Testing distributed system

While for most developers testing equals developing automated test, testers know it’s not. Developers usually focus on functionality and proving that it’s working – which is ok. Testers on the opposite try to gain new insights and information from the system, especially by breaking it, not to show it is not working, but to show when and how the system fails. With these information stakeholders can make an informed decision.

For distributed systems such as above described microservice architectures the main approach would be to

  1. Prioritize on business capabilities – Which Use-Cases are most critical?
  2. Identify components – What components – hardware and software – are required for these business capabilities?
  3. Asset which failures can occur in these components - there is an infinite number of things that can go wrong (in an infinite number of ways)
  4. Assess Risk of failure – What is the likelihood of a failure and what’s its impact?
  5. Starting with High-Risk failures and try to induce them (this is the tricky part) and observe how the system behaves
  6. If the behavior is somewhat unexpected, describe the steps to reproduce and bring it up to discussion (could be a bug, an emergent feature, or simply unspecified behavior)

Steps 1,2 and 4 are individual to each project and depend on a lot of factors such as business goals, requirements, technologies, in short - the context.

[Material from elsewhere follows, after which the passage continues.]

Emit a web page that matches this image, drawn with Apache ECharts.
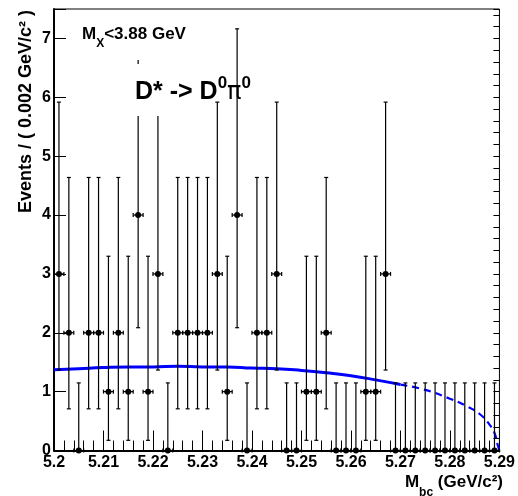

In Steps 3 and 5 the knowledge and experience of the tester is a crucial factor.

Summary

In this article I described the characteristics of a microservice architecture from a testing perspective and discussed typical problem hotspots of a microservice architecture. Finally, I described the general approach for testing a microservice architecture. In upcoming articles I will have a deeper look on the actual things that can go wrong and how to test for that.